De Rafael Moncada prefiero no hablar, ese bellaco jamás nos dejará en paz, pero a Carlos Alcázar lo despacharon a tiros en una taberna de San Diego, poco después de la primera intervención del Zorro. No encontraron a los culpables, pero se dijo que fueron matones a sueldo. ¿Quién los contrató? Me gustaría deciros que fue Moncada, al enterarse de que su socio lo había engañado con las perlas, pero sería un truco literario para redondear esta historia, porque Moncada estaba de regreso en España cuando balearon a Alcázar. Su muerte, muy merecida, por cierto, dejó el camino libre a Diego de la Vega para cortejar a Lolita, a quien debió confesarle la identidad del Zorro antes de ser aceptado. Estuvieron casados sólo un par de años, porque ella se desnucó cayéndose del caballo. Mala suerte. Años después Diego se casó con otra joven, de nombre Esperanza, quien también murió trágicamente, pero su historia no cabe en este relato.
Si me vierais, amigos, creo que me reconoceríais, ya que no he cambiado mucho. Las mujeres bellas se afean con la edad. Las mujeres como yo envejecen no más, y algunas hasta mejoran de aspecto. Yo me he suavizado con los años. Mi cabello está salpicado de gris, y no se me ha caído, como al Zorro; todavía alcanza para dos cabezas. Tengo algunas arrugas, que me dan carácter, me quedan casi todos los dientes, sigo siendo fuerte, huesuda y bizca. No me veo mal para mis años bien vividos. Eso sí, luzco varias orgullosas cicatrices de sable y de bala, obtenidas ayudando al Zorro en sus misiones de justicia.
Me preguntaréis, sin duda, si continúo enamorada de él, y tendré que confesar que sí, pero no sufro por eso. Recuerdo cuando lo vi por primera vez, él tenía quince años y yo once, éramos un par de mocosos. Yo llevaba un vestido amarillo, que me daba aspecto de canario mojado. Me enamoré de él entonces y ha sido mi único amor, excepto por un breve período en que me encapriché con el corsario Jean Laffite, pero me lo arrebató mi hermana, como sabéis.

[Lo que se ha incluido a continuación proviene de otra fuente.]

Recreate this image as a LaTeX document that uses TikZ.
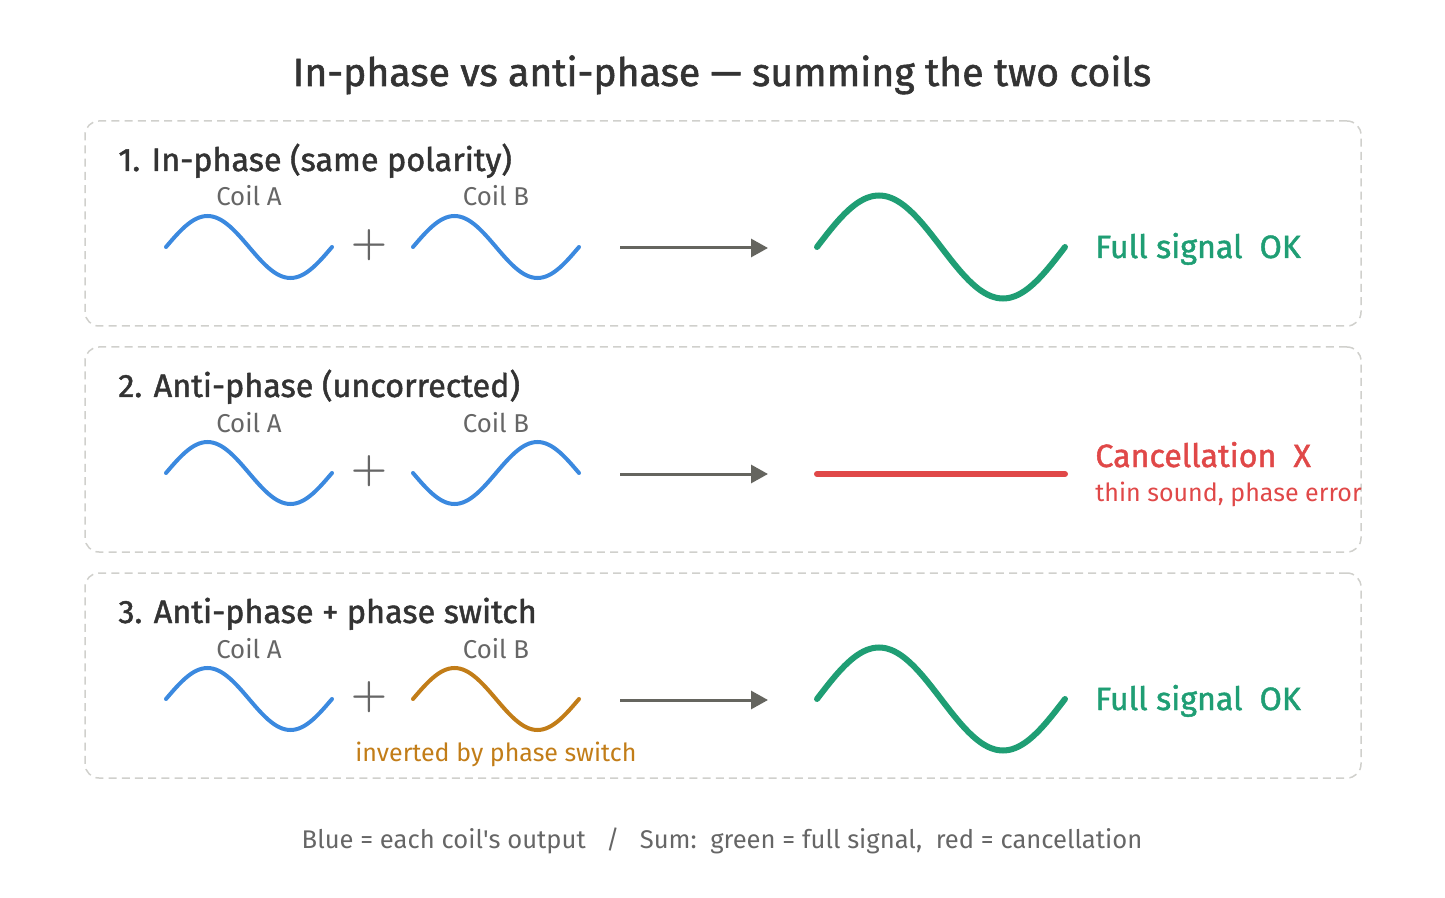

Eso no significa que yo sea virgen, ni pensarlo; no me han faltado amantes de buena voluntad, unos mejores que otros, pero ninguno memorable. Por fortuna no me enamoré del Zorro locamente, como le ocurre a la mayoría de las mujeres al conocerlo; siempre he mantenido la cabeza fría con respecto a él. Me di cuenta a tiempo de que nuestro héroe sólo es capaz de amar a aquellas que no le corresponden, y decidí ser una de ellas. Ha pretendido casarse conmigo cada vez que le falla una de sus novias o se queda viudo -eso ha ocurrido un par de veces-, y me he negado. Tal vez por eso sueña conmigo cuando come pesado. Si yo lo aceptara como marido, muy pronto se sentiría atrapado y yo tendría que morirme para dejarle libre, como hicieron sus dos esposas. Prefiero esperar nuestra vejez con paciencia de beduino. Sé que estaremos juntos cuando él sea un anciano de piernas enclenques y mala cabeza, cuando otros zorros más jóvenes le hayan reemplazado, y en el caso improbable de que alguna dama le abriera su balcón y él no fuera capaz de treparlo. ¡Entonces me vengaré de las penurias que el Zorro me ha hecho pasar!
Y con esto concluye mi narración, queridos lectores. Prometí contaros los orígenes de la leyenda y he cumplido, ahora puedo dedicarme a mis propios asuntos. El Zorro me tiene harta, y creo que ha llegado el momento de ponerle punto final.